Locate the lines where "that" occurs and copy them as they stand.

_Recorded data_:
+ + +

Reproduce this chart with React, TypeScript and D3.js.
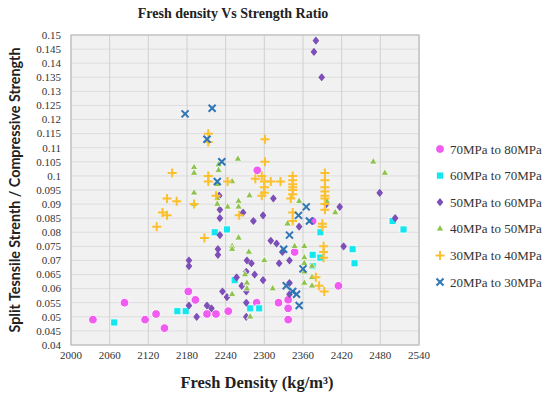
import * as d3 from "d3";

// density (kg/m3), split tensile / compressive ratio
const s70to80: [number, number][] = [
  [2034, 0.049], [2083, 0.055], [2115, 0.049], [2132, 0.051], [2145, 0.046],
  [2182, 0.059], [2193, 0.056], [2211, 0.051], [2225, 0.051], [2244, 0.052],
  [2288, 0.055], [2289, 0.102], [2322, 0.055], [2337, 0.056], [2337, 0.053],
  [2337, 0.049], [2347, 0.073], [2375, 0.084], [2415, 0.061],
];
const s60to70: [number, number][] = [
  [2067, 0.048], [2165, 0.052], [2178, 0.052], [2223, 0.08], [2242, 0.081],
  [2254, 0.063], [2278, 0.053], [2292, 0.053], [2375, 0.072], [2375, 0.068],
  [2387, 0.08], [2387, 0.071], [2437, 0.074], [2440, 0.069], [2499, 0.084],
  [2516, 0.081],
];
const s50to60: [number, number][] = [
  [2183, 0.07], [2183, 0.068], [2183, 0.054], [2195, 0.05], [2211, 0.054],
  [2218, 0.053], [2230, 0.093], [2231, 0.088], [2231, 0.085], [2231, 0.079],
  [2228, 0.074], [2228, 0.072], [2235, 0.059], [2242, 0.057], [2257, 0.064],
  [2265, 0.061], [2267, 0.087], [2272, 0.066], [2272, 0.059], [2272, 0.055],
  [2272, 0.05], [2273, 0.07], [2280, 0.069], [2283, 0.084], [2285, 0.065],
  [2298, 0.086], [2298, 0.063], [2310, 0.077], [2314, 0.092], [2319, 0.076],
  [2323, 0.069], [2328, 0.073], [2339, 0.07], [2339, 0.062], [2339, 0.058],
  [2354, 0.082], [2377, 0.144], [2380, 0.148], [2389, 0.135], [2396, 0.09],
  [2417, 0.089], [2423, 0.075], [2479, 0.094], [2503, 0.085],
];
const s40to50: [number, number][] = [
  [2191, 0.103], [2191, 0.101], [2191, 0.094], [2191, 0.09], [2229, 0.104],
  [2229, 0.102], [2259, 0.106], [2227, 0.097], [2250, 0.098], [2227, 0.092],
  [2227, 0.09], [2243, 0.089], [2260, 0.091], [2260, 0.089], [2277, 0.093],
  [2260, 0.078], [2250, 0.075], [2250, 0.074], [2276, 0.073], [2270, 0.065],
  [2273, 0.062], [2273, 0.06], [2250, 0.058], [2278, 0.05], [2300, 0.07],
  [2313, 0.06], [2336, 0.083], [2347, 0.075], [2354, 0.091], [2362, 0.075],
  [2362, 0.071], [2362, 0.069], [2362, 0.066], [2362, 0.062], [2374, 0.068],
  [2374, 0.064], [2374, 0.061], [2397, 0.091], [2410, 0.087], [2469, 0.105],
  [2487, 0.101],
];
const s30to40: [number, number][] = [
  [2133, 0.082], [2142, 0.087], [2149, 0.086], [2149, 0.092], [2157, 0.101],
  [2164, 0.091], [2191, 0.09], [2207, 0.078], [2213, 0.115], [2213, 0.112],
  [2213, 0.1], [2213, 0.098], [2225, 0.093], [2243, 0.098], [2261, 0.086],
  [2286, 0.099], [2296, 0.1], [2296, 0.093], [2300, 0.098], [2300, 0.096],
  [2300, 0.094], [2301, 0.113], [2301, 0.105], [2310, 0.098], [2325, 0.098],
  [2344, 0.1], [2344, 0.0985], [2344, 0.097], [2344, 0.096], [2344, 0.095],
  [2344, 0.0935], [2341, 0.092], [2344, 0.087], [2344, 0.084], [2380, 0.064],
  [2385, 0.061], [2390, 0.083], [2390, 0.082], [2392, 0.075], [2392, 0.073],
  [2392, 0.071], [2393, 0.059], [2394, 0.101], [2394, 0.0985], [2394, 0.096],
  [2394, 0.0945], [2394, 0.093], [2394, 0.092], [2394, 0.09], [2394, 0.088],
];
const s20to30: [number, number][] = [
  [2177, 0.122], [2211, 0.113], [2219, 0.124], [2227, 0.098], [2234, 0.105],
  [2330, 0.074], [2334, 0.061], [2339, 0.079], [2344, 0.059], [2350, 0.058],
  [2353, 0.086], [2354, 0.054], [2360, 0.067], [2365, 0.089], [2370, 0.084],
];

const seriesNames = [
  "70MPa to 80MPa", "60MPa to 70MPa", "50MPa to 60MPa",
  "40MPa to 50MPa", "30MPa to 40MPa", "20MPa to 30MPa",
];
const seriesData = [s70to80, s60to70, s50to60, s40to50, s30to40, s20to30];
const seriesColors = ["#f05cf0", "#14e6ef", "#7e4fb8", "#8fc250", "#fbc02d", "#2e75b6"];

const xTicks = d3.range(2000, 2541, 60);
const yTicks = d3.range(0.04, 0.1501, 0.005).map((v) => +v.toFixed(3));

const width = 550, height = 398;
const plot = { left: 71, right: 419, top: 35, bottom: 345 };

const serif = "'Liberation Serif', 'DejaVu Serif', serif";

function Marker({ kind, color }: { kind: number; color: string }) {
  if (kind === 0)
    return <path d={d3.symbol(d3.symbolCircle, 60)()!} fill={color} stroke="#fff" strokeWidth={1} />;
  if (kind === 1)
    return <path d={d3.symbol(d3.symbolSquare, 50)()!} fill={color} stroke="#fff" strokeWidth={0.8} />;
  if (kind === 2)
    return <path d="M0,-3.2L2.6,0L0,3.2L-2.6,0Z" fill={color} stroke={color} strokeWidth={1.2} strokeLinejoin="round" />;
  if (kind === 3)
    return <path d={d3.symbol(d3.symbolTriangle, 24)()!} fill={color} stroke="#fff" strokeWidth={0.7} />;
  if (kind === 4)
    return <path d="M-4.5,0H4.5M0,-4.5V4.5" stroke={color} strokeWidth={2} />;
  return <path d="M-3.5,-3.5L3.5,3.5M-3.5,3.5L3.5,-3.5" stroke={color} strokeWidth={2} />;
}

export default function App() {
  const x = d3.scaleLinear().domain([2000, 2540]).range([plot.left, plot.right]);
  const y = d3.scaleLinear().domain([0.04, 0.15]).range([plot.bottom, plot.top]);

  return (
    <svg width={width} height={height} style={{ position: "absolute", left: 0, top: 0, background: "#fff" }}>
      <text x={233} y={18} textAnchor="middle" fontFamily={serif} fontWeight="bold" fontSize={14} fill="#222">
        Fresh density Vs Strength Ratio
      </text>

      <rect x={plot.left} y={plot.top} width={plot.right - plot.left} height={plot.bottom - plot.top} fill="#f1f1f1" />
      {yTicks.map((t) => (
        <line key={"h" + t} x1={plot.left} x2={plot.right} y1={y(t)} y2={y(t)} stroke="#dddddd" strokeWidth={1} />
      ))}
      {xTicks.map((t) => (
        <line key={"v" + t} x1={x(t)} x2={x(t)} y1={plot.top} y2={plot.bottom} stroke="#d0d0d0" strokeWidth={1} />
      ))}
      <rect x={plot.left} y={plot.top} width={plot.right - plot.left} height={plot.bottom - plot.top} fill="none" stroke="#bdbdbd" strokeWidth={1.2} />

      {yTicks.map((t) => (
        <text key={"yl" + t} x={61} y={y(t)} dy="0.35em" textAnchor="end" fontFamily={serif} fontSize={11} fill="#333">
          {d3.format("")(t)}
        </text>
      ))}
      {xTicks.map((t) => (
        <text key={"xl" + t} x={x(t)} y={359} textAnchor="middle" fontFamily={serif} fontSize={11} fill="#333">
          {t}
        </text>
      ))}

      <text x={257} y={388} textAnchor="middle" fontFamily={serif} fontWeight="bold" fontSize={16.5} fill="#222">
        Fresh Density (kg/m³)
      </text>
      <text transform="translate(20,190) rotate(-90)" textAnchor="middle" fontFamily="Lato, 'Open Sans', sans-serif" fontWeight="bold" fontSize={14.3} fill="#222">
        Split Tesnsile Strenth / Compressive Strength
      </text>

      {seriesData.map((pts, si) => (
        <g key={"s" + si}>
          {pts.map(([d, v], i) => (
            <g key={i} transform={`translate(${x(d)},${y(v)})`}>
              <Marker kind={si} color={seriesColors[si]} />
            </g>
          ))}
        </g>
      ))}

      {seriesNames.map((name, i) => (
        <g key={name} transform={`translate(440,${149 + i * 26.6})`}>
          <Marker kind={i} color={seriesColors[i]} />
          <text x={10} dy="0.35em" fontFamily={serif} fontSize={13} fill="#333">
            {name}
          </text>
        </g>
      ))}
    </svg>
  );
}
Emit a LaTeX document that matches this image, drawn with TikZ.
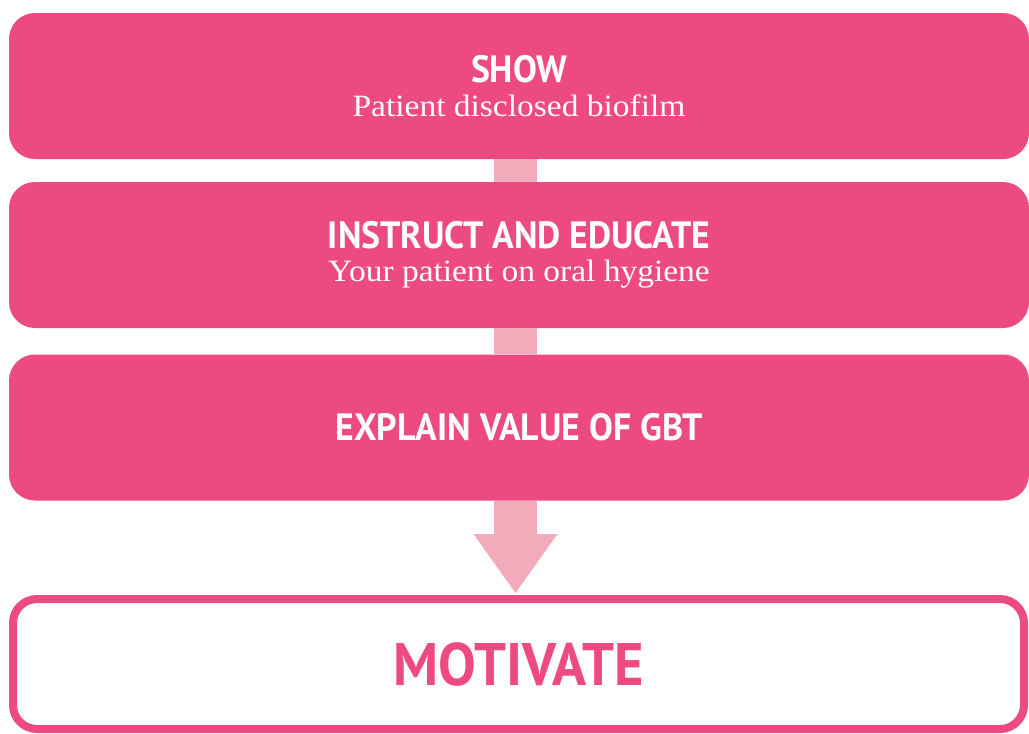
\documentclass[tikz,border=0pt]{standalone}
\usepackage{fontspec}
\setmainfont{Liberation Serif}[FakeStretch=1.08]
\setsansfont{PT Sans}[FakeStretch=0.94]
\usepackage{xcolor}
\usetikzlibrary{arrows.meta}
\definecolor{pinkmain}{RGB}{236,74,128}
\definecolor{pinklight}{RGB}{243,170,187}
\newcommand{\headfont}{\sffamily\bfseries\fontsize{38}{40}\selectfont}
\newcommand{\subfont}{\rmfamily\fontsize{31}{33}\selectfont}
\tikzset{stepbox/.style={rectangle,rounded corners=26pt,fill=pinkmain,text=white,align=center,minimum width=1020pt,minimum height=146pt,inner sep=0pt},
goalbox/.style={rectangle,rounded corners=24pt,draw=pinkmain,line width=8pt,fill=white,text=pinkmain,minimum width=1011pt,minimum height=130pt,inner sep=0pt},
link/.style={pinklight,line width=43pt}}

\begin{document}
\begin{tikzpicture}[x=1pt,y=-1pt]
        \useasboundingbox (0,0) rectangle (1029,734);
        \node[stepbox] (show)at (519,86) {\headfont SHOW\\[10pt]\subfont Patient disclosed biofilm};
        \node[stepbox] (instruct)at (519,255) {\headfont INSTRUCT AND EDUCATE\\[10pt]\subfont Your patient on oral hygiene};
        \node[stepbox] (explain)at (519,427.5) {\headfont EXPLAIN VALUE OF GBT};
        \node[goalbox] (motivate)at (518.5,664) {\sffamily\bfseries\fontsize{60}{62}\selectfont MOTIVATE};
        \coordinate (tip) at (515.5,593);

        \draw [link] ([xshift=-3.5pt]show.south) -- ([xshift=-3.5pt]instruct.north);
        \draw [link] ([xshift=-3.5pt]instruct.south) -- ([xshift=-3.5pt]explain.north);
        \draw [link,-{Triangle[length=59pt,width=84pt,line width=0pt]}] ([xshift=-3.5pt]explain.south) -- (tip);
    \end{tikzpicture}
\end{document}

+ + +

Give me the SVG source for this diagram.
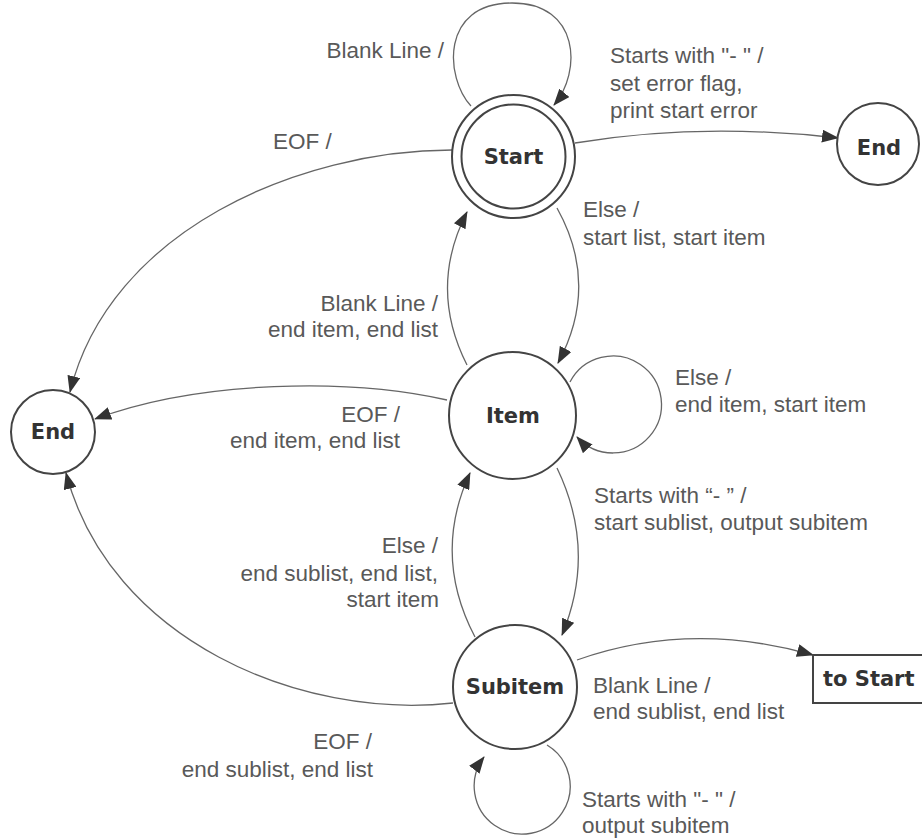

+ + +

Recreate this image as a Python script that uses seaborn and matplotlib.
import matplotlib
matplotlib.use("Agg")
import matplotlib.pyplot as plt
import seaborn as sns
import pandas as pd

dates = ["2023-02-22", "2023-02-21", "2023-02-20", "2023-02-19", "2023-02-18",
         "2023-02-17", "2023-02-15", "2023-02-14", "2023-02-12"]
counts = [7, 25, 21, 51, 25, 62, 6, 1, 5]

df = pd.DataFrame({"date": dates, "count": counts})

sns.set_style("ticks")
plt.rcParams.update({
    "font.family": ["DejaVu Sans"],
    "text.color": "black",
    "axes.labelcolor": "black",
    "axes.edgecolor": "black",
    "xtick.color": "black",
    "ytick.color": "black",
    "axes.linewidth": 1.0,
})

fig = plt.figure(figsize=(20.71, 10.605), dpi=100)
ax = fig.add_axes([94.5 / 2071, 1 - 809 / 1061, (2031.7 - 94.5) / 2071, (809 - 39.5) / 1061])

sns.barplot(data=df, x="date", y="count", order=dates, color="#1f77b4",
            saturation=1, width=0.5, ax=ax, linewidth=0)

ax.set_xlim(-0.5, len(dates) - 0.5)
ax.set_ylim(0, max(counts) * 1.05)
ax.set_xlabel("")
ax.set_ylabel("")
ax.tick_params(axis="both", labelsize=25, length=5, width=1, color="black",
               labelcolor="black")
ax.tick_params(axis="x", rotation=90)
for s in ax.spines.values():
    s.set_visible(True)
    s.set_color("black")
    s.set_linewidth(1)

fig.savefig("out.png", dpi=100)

+ + +

_Solution below_:
Emit a LaTeX document that matches this image, drawn with TikZ.
Recreate this image as a Python script that uses seaborn and matplotlib.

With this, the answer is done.